Exercise aim
Copy out all the lines exactly. Omit pictures.
** BEGIN **
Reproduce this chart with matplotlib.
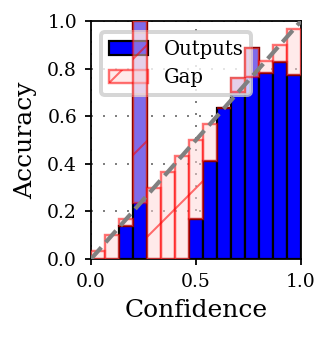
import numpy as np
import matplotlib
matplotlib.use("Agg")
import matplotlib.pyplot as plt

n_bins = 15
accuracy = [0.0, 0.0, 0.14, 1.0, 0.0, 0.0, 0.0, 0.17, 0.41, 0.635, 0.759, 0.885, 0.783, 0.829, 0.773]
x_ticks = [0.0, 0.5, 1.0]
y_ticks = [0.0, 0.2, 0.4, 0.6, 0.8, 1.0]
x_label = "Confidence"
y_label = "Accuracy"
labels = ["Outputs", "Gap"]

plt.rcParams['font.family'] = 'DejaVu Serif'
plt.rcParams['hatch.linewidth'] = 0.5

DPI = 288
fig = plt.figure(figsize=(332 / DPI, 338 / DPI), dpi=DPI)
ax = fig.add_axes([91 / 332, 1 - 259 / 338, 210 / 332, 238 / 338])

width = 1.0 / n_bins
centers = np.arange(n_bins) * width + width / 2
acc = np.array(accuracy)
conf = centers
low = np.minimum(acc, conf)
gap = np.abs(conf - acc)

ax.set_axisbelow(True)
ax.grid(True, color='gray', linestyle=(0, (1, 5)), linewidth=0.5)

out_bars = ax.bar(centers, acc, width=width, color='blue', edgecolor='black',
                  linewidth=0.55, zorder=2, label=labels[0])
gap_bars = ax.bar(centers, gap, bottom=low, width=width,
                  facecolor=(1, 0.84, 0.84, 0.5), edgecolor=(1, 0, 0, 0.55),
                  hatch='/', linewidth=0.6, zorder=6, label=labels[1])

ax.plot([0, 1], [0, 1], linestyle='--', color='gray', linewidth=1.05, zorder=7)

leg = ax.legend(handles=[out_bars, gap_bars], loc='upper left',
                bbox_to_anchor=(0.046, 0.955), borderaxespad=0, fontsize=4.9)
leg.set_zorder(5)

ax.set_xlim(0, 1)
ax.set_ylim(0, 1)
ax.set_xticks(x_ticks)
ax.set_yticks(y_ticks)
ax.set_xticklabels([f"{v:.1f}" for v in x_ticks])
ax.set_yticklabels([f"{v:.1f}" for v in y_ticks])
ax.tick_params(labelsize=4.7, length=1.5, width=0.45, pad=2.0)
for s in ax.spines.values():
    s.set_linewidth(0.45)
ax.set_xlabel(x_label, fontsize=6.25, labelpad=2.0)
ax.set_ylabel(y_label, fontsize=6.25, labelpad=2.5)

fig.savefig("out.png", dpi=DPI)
** END **
Task solution
Reproduce this chart with matplotlib.
import numpy as np
import matplotlib
matplotlib.use("Agg")
import matplotlib.pyplot as plt

n_bins = 15
accuracy = [0.0, 0.0, 0.14, 1.0, 0.0, 0.0, 0.0, 0.17, 0.41, 0.635, 0.759, 0.885, 0.783, 0.829, 0.773]
x_ticks = [0.0, 0.5, 1.0]
y_ticks = [0.0, 0.2, 0.4, 0.6, 0.8, 1.0]
x_label = "Confidence"
y_label = "Accuracy"
labels = ["Outputs", "Gap"]

plt.rcParams['font.family'] = 'DejaVu Serif'
plt.rcParams['hatch.linewidth'] = 0.5

DPI = 288
fig = plt.figure(figsize=(332 / DPI, 338 / DPI), dpi=DPI)
ax = fig.add_axes([91 / 332, 1 - 259 / 338, 210 / 332, 238 / 338])

width = 1.0 / n_bins
centers = np.arange(n_bins) * width + width / 2
acc = np.array(accuracy)
conf = centers
low = np.minimum(acc, conf)
gap = np.abs(conf - acc)

ax.set_axisbelow(True)
ax.grid(True, color='gray', linestyle=(0, (1, 5)), linewidth=0.5)

out_bars = ax.bar(centers, acc, width=width, color='blue', edgecolor='black',
                  linewidth=0.55, zorder=2, label=labels[0])
gap_bars = ax.bar(centers, gap, bottom=low, width=width,
                  facecolor=(1, 0.84, 0.84, 0.5), edgecolor=(1, 0, 0, 0.55),
                  hatch='/', linewidth=0.6, zorder=6, label=labels[1])

ax.plot([0, 1], [0, 1], linestyle='--', color='gray', linewidth=1.05, zorder=7)

leg = ax.legend(handles=[out_bars, gap_bars], loc='upper left',
                bbox_to_anchor=(0.046, 0.955), borderaxespad=0, fontsize=4.9)
leg.set_zorder(5)

ax.set_xlim(0, 1)
ax.set_ylim(0, 1)
ax.set_xticks(x_ticks)
ax.set_yticks(y_ticks)
ax.set_xticklabels([f"{v:.1f}" for v in x_ticks])
ax.set_yticklabels([f"{v:.1f}" for v in y_ticks])
ax.tick_params(labelsize=4.7, length=1.5, width=0.45, pad=2.0)
for s in ax.spines.values():
    s.set_linewidth(0.45)
ax.set_xlabel(x_label, fontsize=6.25, labelpad=2.0)
ax.set_ylabel(y_label, fontsize=6.25, labelpad=2.5)

fig.savefig("out.png", dpi=DPI)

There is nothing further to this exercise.